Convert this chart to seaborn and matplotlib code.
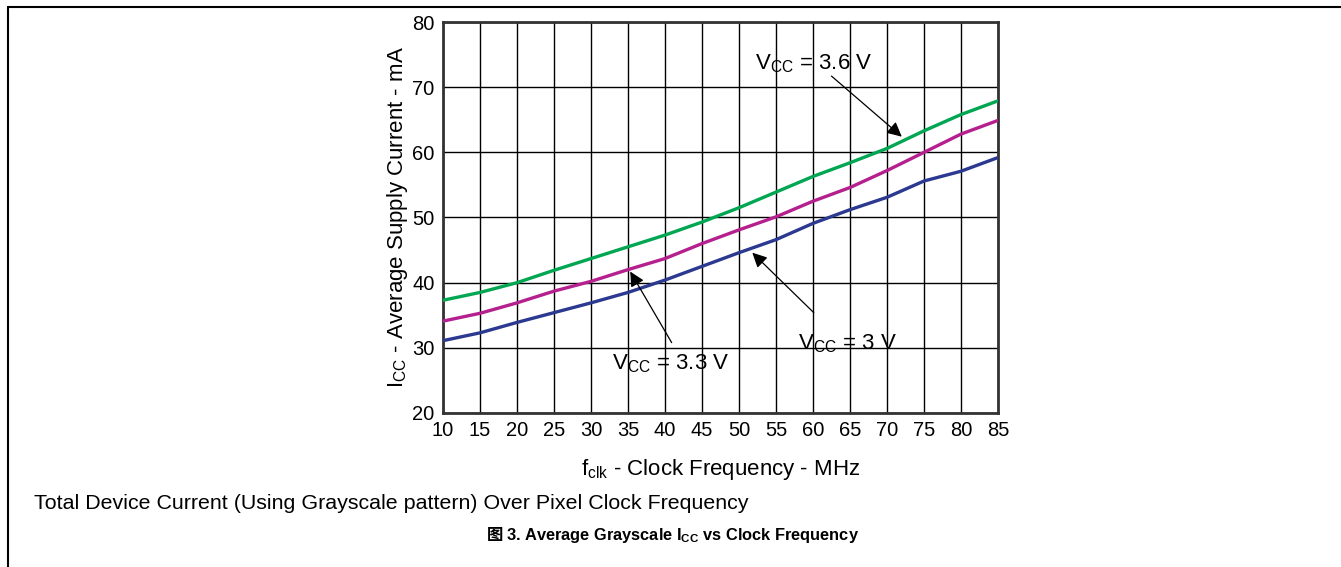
import matplotlib
matplotlib.use('Agg')
import matplotlib.pyplot as plt
import seaborn as sns
import pandas as pd

# Дані
freq_mhz = [10, 15, 20, 25, 30, 35, 40, 45, 50, 55, 60, 65, 70, 75, 80, 85]
icc_36v = [37.3, 38.5, 40.0, 41.9, 43.7, 45.5, 47.3, 49.3, 51.5, 53.9, 56.3, 58.4, 60.6, 63.3, 65.8, 67.9]
icc_33v = [34.1, 35.3, 36.9, 38.7, 40.2, 42.0, 43.7, 46.0, 48.1, 50.1, 52.5, 54.6, 57.2, 60.0, 62.8, 64.9]
icc_30v = [31.1, 32.3, 33.9, 35.4, 36.9, 38.5, 40.4, 42.5, 44.6, 46.6, 49.1, 51.2, 53.1, 55.6, 57.1, 59.2]
series_names = ['3.6 V', '3.3 V', '3 V']
series_colors = ['#00a651', '#b5208f', '#2b3990']
y_ticks = [20, 30, 40, 50, 60, 70, 80]

df = pd.concat([
    pd.DataFrame({'freq': freq_mhz, 'icc': vals, 'vcc': name})
    for name, vals in zip(series_names, [icc_36v, icc_33v, icc_30v])
])

sns.set_theme(style="white")
plt.rcParams['font.family'] = ['Liberation Sans', 'Noto Sans CJK SC', 'DejaVu Sans']
plt.rcParams['mathtext.fontset'] = 'custom'
plt.rcParams['mathtext.rm'] = 'Liberation Sans'
plt.rcParams['mathtext.bf'] = 'Liberation Sans:bold'
for key in ['text.color', 'axes.labelcolor', 'xtick.color', 'ytick.color']:
    plt.rcParams[key] = 'black'

fig = plt.figure(figsize=(13.41, 5.67), dpi=100)
ax = fig.add_axes([443 / 1341, 154 / 567, 555 / 1341, 391 / 567])

sns.lineplot(data=df, x='freq', y='icc', hue='vcc', palette=dict(zip(series_names, series_colors)),
             linewidth=2.4, legend=False, ax=ax, zorder=3)

ax.set_xlim(10, 85)
ax.set_ylim(20, 80)
ax.set_xticks(freq_mhz)
ax.set_yticks(y_ticks)
ax.grid(True, color='black', linewidth=1.0)
for s in ax.spines.values():
    s.set_color('#333333')
    s.set_linewidth(2.0)
ax.tick_params(labelsize=14.5, length=0, pad=6)
ax.set_xlabel(r'f$_{\mathrm{clk}}$ - Clock Frequency - MHz', fontsize=16, labelpad=12)
ax.set_ylabel(r'I$_{\mathrm{CC}}$ - Average Supply Current - mA', fontsize=16, labelpad=2)

# Підписи зі стрілками
arrow = dict(arrowstyle='-|>', color='black', lw=0.9, mutation_scale=22, shrinkA=0, shrinkB=0)
ax.text(52.2, 73.6, r'V$_{\mathrm{CC}}$ = 3.6 V', fontsize=16, va='center', ha='left')
ax.annotate('', xy=(72.0, 62.4), xytext=(62.5, 71.7), arrowprops=arrow)
ax.text(32.9, 27.6, r'V$_{\mathrm{CC}}$ = 3.3 V', fontsize=16, va='center', ha='left')
ax.annotate('', xy=(35.3, 41.7), xytext=(40.9, 30.8), arrowprops=arrow)
ax.text(58.0, 30.6, r'V$_{\mathrm{CC}}$ = 3 V', fontsize=16, va='center', ha='left')
ax.annotate('', xy=(51.8, 44.6), xytext=(60.1, 35.4), arrowprops=arrow)

fig.text(34 / 1341, 1 - 509 / 567, 'Total Device Current (Using Grayscale pattern) Over Pixel Clock Frequency',
         fontsize=15.4, va='baseline', ha='left')
fig.text(503 / 1341, 1 - 540 / 567, '图', family=['Noto Sans CJK SC'], fontsize=11.8, fontweight='bold',
         va='baseline', ha='right')
fig.text(506 / 1341, 1 - 540 / 567, r'3. Average Grayscale I$_{\mathbf{CC}}$ vs Clock Frequency',
         fontsize=11.8, fontweight='bold', va='baseline', ha='left')

# Рамка сторінки
fig.add_artist(plt.Line2D([8 / 1341, 8 / 1341], [0, 1 - 7 / 567], color='black', lw=1.5))
fig.add_artist(plt.Line2D([8 / 1341, 1], [1 - 7 / 567, 1 - 7 / 567], color='black', lw=1.5))

fig.savefig('out.png', dpi=100)
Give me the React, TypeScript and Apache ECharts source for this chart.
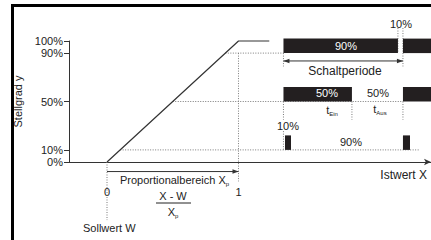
import React, { useEffect, useRef } from 'react';
import * as echarts from 'echarts';

// ---- data ----
const yTicks = [0, 10, 50, 90, 100];
const xTicks = [0, 1];
// control characteristic: X normalised to proportional band, y in %
const controlCurve: number[][] = [
  [0, 0],
  [1, 100],
  [1.234, 100],
];
// PWM rows: duty level (%) and on-intervals in periods
const dutyLevels = [90, 50, 10];
const onIntervals: number[][][] = [
  [[0, 0.958], [1, 1.24]],
  [[0, 0.573], [1, 1.24]],
  [[0.013, 0.063], [1, 1.059]],
];

// ---- layout / style constants ----
const FONT = '"Liberation Sans", Arial, Helvetica, sans-serif';
const INK = '#222222';
const DOT = '#7a7a7a';
const BAR = '#231f20';
const PWM_X0 = 1.342; // where the PWM time origin sits on the X axis
const PWM_PERIOD = 0.9087; // one period in X-axis units
const tx = (t: number) => PWM_X0 + t * PWM_PERIOD;
const BAR_H = 14.5;

const barData: number[][] = [];
dutyLevels.forEach((lvl, i) => {
  onIntervals[i].forEach(([a, b]) => barData.push([tx(a), tx(b), lvl]));
});

const guides: number[][] = [
  [dutyLevels[0] / 100, dutyLevels[0], tx(0), dutyLevels[0]],
  [dutyLevels[1] / 100, dutyLevels[1], tx(1), dutyLevels[1]],
  [dutyLevels[2] / 100, dutyLevels[2], tx(1.142), dutyLevels[2]],
  [0, 0, 0, -48],
  [1, 90, 1, -16],
  [tx(0), 90, tx(0), 79],
  [tx(1), 110.7, tx(1), 79],
  [tx(0.958), 110.7, tx(0.958), 90],
  [tx(0), 50, tx(0), 35],
  [tx(0.573), 50, tx(0.573), 35],
  [tx(1), 50, tx(1), 35],
  [tx(0), 25.5, tx(0), 10],
];

const arrows: number[][] = [
  [0, -7.9, 1, -7.9, 0, 1],
  [tx(0), 83.5, tx(1), 83.5, 1, 1],
];

function txt(text: string, x: number, y: number, opts: any = {}) {
  return {
    type: 'text',
    x,
    y,
    z: 100,
    silent: true,
    style: {
      text,
      fill: opts.fill || INK,
      font: `${opts.size || 11}px ${FONT}`,
      fontSize: opts.size || 11,
      fontFamily: FONT,
      align: opts.align || 'center',
      textAlign: opts.align || 'center',
      verticalAlign: 'middle',
      textVerticalAlign: 'middle',
      rich: opts.rich,
    },
  };
}

const subRich = {
  m: { fontSize: 11, fontFamily: FONT, fill: INK, color: INK, lineHeight: 13, verticalAlign: 'middle' },
  s: { fontSize: 6, fontFamily: FONT, fill: INK, color: INK, lineHeight: 13, verticalAlign: 'bottom' },
};

export default function App() {
  const ref = useRef<HTMLDivElement>(null);
  useEffect(() => {
    if (!ref.current) return;
    const chart = echarts.init(ref.current, undefined, { renderer: 'svg' });
    const option: any = {
      animation: false,
      backgroundColor: '#ffffff',
      textStyle: { color: INK, fontFamily: FONT },
      grid: { left: 69, right: 0, top: 41, bottom: 78, containLabel: false },
      xAxis: {
        type: 'value',
        min: -0.289,
        max: 2.464,
        axisLine: {
          show: true,
          onZero: false,
          symbol: ['none', 'arrow'],
          symbolSize: [5, 7],
          lineStyle: { color: '#333', width: 1.2 },
        },
        axisTick: { show: false },
        splitLine: { show: false },
        axisLabel: {
          customValues: xTicks,
          margin: 24,
          color: INK,
          fontSize: 11,
          fontFamily: FONT,
        },
      },
      yAxis: {
        type: 'value',
        min: 0,
        max: 100,
        interval: 10,
        name: 'Stellgrad y',
        nameLocation: 'middle',
        nameRotate: 90,
        nameGap: 45,
        nameTextStyle: { color: INK, fontSize: 11, fontFamily: FONT },
        axisLine: { show: true, onZero: false, lineStyle: { color: '#333', width: 1 } },
        axisTick: { show: true, customValues: yTicks, length: 5, lineStyle: { color: '#333' } },
        axisLabel: {
          customValues: yTicks,
          formatter: '{value}%',
          margin: 6,
          color: INK,
          fontSize: 11,
          fontFamily: FONT,
        },
        splitLine: { show: false },
      },
      series: [
        {
          type: 'custom',
          clip: false,
          silent: true,
          data: guides,
          renderItem: (_p: any, api: any) => {
            const p1 = api.coord([api.value(0), api.value(1)]);
            const p2 = api.coord([api.value(2), api.value(3)]);
            return {
              type: 'line',
              shape: { x1: p1[0], y1: p1[1], x2: p2[0], y2: p2[1] },
              style: { stroke: DOT, lineWidth: 1, lineDash: [1, 1.5] },
            };
          },
        },
        {
          type: 'line',
          data: controlCurve,
          symbol: 'none',
          clip: false,
          silent: true,
          lineStyle: { color: '#333', width: 1.2 },
        },
        {
          type: 'custom',
          clip: false,
          silent: true,
          data: barData,
          renderItem: (_p: any, api: any) => {
            const p1 = api.coord([api.value(0), api.value(2)]);
            const p2 = api.coord([api.value(1), api.value(2)]);
            return {
              type: 'rect',
              shape: { x: p1[0], y: p1[1] - BAR_H, width: p2[0] - p1[0], height: BAR_H },
              style: { fill: BAR },
            };
          },
        },
        {
          type: 'custom',
          clip: false,
          silent: true,
          data: arrows,
          renderItem: (_p: any, api: any) => {
            const p1 = api.coord([api.value(0), api.value(1)]);
            const p2 = api.coord([api.value(2), api.value(3)]);
            const dx = p2[0] - p1[0];
            const dy = p2[1] - p1[1];
            const len = Math.sqrt(dx * dx + dy * dy) || 1;
            const ux = dx / len;
            const uy = dy / len;
            const L = 6;
            const W = 2.2;
            const head = (tip: number[], sx: number, sy: number) => ({
              type: 'polygon',
              shape: {
                points: [
                  [tip[0], tip[1]],
                  [tip[0] - sx * L - sy * W, tip[1] - sy * L + sx * W],
                  [tip[0] - sx * L + sy * W, tip[1] - sy * L - sx * W],
                ],
              },
              style: { fill: '#333' },
            });
            const children: any[] = [
              {
                type: 'line',
                shape: { x1: p1[0], y1: p1[1], x2: p2[0], y2: p2[1] },
                style: { stroke: '#333', lineWidth: 1 },
              },
            ];
            if (api.value(4)) children.push(head(p1, -ux, -uy));
            if (api.value(5)) children.push(head(p2, ux, uy));
            return { type: 'group', children };
          },
        },
      ],
      graphic: [
        { type: 'line', z: 100, silent: true, shape: { x1: 11, y1: 5.5, x2: 431, y2: 5.5 }, style: { stroke: '#000', lineWidth: 3 } },
        { type: 'line', z: 100, silent: true, shape: { x1: 12.5, y1: 4, x2: 12.5, y2: 240 }, style: { stroke: '#000', lineWidth: 3 } },
        txt('90%', 346, 46, { fill: '#ffffff' }),
        txt('10%', 401, 24),
        txt('Schaltperiode', 345, 71, { size: 12 }),
        txt('50%', 327, 93, { fill: '#ffffff' }),
        txt('50%', 378, 93),
        txt('{m|t}{s|Ein}', 332, 110, { rich: subRich }),
        txt('{m|t}{s|Aus}', 380, 109, { rich: subRich }),
        txt('10%', 288, 126),
        txt('90%', 351, 142),
        txt('{m|Proportionalbereich X}{s|p}', 120, 180, { align: 'left', rich: subRich }),
        txt('X - W', 173, 196),
        { type: 'line', z: 100, silent: true, shape: { x1: 156, y1: 203, x2: 191, y2: 203 }, style: { stroke: INK, lineWidth: 1 } },
        txt('{m|X}{s|p}', 173, 212, { rich: subRich }),
        txt('Sollwert W', 83, 228, { align: 'left' }),
        txt('Istwert X', 427, 175, { align: 'right', size: 12 }),
      ],
    };
    chart.setOption(option);
    return () => chart.dispose();
  }, []);
  return (
    <div
      ref={ref}
      style={{ position: 'absolute', left: 0, top: 0, width: 431, height: 240, background: '#fff' }}
    />
  );
}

» **Exercise details**: The lines from the start of the entries above through the one containing "import pandas as pd" are to be retyped exactly, and no others. Pictures are left out.

» **Written answer**:
Convert this chart to seaborn and matplotlib code.
import matplotlib
matplotlib.use('Agg')
import matplotlib.pyplot as plt
import seaborn as sns
import pandas as pd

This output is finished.